### YOUR GOAL
Quote every line as given.

◇ ◇ ◇ ◇

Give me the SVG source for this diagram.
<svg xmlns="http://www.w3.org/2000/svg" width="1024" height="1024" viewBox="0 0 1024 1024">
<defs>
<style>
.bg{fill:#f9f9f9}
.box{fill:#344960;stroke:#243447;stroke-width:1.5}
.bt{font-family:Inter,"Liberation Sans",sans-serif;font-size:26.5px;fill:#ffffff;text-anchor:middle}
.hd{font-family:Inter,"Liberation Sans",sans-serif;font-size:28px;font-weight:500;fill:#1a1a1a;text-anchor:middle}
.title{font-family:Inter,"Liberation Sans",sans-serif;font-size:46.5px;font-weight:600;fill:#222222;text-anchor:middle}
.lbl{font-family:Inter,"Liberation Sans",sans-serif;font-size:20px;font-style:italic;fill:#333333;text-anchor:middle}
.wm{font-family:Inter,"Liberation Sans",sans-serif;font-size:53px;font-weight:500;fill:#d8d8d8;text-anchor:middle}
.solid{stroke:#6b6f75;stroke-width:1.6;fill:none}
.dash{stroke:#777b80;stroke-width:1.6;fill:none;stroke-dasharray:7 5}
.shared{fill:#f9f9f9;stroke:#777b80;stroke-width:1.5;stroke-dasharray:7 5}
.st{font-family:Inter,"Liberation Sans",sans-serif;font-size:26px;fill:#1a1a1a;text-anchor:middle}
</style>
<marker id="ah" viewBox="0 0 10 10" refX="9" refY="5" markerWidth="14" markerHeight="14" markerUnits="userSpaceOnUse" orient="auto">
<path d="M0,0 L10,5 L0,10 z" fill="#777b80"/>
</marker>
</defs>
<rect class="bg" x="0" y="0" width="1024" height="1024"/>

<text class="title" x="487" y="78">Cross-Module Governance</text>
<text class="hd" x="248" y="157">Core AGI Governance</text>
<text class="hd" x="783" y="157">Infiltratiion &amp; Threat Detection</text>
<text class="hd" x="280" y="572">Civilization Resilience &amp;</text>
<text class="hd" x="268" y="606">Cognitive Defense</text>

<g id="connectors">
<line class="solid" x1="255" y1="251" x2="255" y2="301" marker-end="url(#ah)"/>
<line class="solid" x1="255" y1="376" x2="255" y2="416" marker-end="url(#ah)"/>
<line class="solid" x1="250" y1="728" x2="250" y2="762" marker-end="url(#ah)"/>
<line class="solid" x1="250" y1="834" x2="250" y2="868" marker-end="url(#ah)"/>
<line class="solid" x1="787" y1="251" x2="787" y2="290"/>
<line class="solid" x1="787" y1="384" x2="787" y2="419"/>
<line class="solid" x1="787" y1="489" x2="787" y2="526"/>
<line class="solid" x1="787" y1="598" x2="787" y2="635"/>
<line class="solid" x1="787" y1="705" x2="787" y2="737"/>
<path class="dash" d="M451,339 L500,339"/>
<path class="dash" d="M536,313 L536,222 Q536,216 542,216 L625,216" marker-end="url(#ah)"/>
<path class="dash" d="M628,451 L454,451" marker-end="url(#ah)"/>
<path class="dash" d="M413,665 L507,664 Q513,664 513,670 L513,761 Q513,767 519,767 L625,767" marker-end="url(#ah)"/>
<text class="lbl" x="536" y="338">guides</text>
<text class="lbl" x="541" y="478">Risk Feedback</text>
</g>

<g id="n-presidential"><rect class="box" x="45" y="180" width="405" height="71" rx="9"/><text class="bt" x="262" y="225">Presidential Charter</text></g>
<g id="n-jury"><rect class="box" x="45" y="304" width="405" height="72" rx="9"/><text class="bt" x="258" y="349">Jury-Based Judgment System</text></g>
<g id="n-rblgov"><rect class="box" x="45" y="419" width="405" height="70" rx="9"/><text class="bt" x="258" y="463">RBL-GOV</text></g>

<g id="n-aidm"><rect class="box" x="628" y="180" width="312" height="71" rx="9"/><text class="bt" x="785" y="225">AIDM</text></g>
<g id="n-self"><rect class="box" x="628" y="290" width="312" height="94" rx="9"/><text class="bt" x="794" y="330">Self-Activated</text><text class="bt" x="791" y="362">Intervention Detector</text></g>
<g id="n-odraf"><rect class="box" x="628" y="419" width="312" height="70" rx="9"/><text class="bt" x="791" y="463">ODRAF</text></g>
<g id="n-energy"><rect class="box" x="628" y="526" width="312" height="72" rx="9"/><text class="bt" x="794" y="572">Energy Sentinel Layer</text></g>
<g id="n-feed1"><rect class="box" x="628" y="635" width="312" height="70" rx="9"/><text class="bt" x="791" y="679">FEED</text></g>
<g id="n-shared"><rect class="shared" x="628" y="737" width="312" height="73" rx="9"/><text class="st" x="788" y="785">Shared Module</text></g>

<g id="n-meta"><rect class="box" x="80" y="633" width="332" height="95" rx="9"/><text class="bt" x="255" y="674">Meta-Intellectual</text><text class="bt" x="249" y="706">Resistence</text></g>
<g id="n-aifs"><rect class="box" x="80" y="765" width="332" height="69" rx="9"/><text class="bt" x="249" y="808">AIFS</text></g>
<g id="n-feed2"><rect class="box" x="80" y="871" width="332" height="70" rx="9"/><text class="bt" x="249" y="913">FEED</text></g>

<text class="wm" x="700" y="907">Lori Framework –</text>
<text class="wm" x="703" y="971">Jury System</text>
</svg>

◇ ◇ ◇ ◇

### WRITTEN SOLUTION
Give me the SVG source for this diagram.
<svg xmlns="http://www.w3.org/2000/svg" width="1024" height="1024" viewBox="0 0 1024 1024">
<defs>
<style>
.bg{fill:#f9f9f9}
.box{fill:#344960;stroke:#243447;stroke-width:1.5}
.bt{font-family:Inter,"Liberation Sans",sans-serif;font-size:26.5px;fill:#ffffff;text-anchor:middle}
.hd{font-family:Inter,"Liberation Sans",sans-serif;font-size:28px;font-weight:500;fill:#1a1a1a;text-anchor:middle}
.title{font-family:Inter,"Liberation Sans",sans-serif;font-size:46.5px;font-weight:600;fill:#222222;text-anchor:middle}
.lbl{font-family:Inter,"Liberation Sans",sans-serif;font-size:20px;font-style:italic;fill:#333333;text-anchor:middle}
.wm{font-family:Inter,"Liberation Sans",sans-serif;font-size:53px;font-weight:500;fill:#d8d8d8;text-anchor:middle}
.solid{stroke:#6b6f75;stroke-width:1.6;fill:none}
.dash{stroke:#777b80;stroke-width:1.6;fill:none;stroke-dasharray:7 5}
.shared{fill:#f9f9f9;stroke:#777b80;stroke-width:1.5;stroke-dasharray:7 5}
.st{font-family:Inter,"Liberation Sans",sans-serif;font-size:26px;fill:#1a1a1a;text-anchor:middle}
</style>
<marker id="ah" viewBox="0 0 10 10" refX="9" refY="5" markerWidth="14" markerHeight="14" markerUnits="userSpaceOnUse" orient="auto">
<path d="M0,0 L10,5 L0,10 z" fill="#777b80"/>
</marker>
</defs>
<rect class="bg" x="0" y="0" width="1024" height="1024"/>

<text class="title" x="487" y="78">Cross-Module Governance</text>
<text class="hd" x="248" y="157">Core AGI Governance</text>
<text class="hd" x="783" y="157">Infiltratiion &amp; Threat Detection</text>
<text class="hd" x="280" y="572">Civilization Resilience &amp;</text>
<text class="hd" x="268" y="606">Cognitive Defense</text>

<g id="connectors">
<line class="solid" x1="255" y1="251" x2="255" y2="301" marker-end="url(#ah)"/>
<line class="solid" x1="255" y1="376" x2="255" y2="416" marker-end="url(#ah)"/>
<line class="solid" x1="250" y1="728" x2="250" y2="762" marker-end="url(#ah)"/>
<line class="solid" x1="250" y1="834" x2="250" y2="868" marker-end="url(#ah)"/>
<line class="solid" x1="787" y1="251" x2="787" y2="290"/>
<line class="solid" x1="787" y1="384" x2="787" y2="419"/>
<line class="solid" x1="787" y1="489" x2="787" y2="526"/>
<line class="solid" x1="787" y1="598" x2="787" y2="635"/>
<line class="solid" x1="787" y1="705" x2="787" y2="737"/>
<path class="dash" d="M451,339 L500,339"/>
<path class="dash" d="M536,313 L536,222 Q536,216 542,216 L625,216" marker-end="url(#ah)"/>
<path class="dash" d="M628,451 L454,451" marker-end="url(#ah)"/>
<path class="dash" d="M413,665 L507,664 Q513,664 513,670 L513,761 Q513,767 519,767 L625,767" marker-end="url(#ah)"/>
<text class="lbl" x="536" y="338">guides</text>
<text class="lbl" x="541" y="478">Risk Feedback</text>
</g>

<g id="n-presidential"><rect class="box" x="45" y="180" width="405" height="71" rx="9"/><text class="bt" x="262" y="225">Presidential Charter</text></g>
<g id="n-jury"><rect class="box" x="45" y="304" width="405" height="72" rx="9"/><text class="bt" x="258" y="349">Jury-Based Judgment System</text></g>
<g id="n-rblgov"><rect class="box" x="45" y="419" width="405" height="70" rx="9"/><text class="bt" x="258" y="463">RBL-GOV</text></g>

<g id="n-aidm"><rect class="box" x="628" y="180" width="312" height="71" rx="9"/><text class="bt" x="785" y="225">AIDM</text></g>
<g id="n-self"><rect class="box" x="628" y="290" width="312" height="94" rx="9"/><text class="bt" x="794" y="330">Self-Activated</text><text class="bt" x="791" y="362">Intervention Detector</text></g>
<g id="n-odraf"><rect class="box" x="628" y="419" width="312" height="70" rx="9"/><text class="bt" x="791" y="463">ODRAF</text></g>
<g id="n-energy"><rect class="box" x="628" y="526" width="312" height="72" rx="9"/><text class="bt" x="794" y="572">Energy Sentinel Layer</text></g>
<g id="n-feed1"><rect class="box" x="628" y="635" width="312" height="70" rx="9"/><text class="bt" x="791" y="679">FEED</text></g>
<g id="n-shared"><rect class="shared" x="628" y="737" width="312" height="73" rx="9"/><text class="st" x="788" y="785">Shared Module</text></g>

<g id="n-meta"><rect class="box" x="80" y="633" width="332" height="95" rx="9"/><text class="bt" x="255" y="674">Meta-Intellectual</text><text class="bt" x="249" y="706">Resistence</text></g>
<g id="n-aifs"><rect class="box" x="80" y="765" width="332" height="69" rx="9"/><text class="bt" x="249" y="808">AIFS</text></g>
<g id="n-feed2"><rect class="box" x="80" y="871" width="332" height="70" rx="9"/><text class="bt" x="249" y="913">FEED</text></g>

<text class="wm" x="700" y="907">Lori Framework –</text>
<text class="wm" x="703" y="971">Jury System</text>
</svg>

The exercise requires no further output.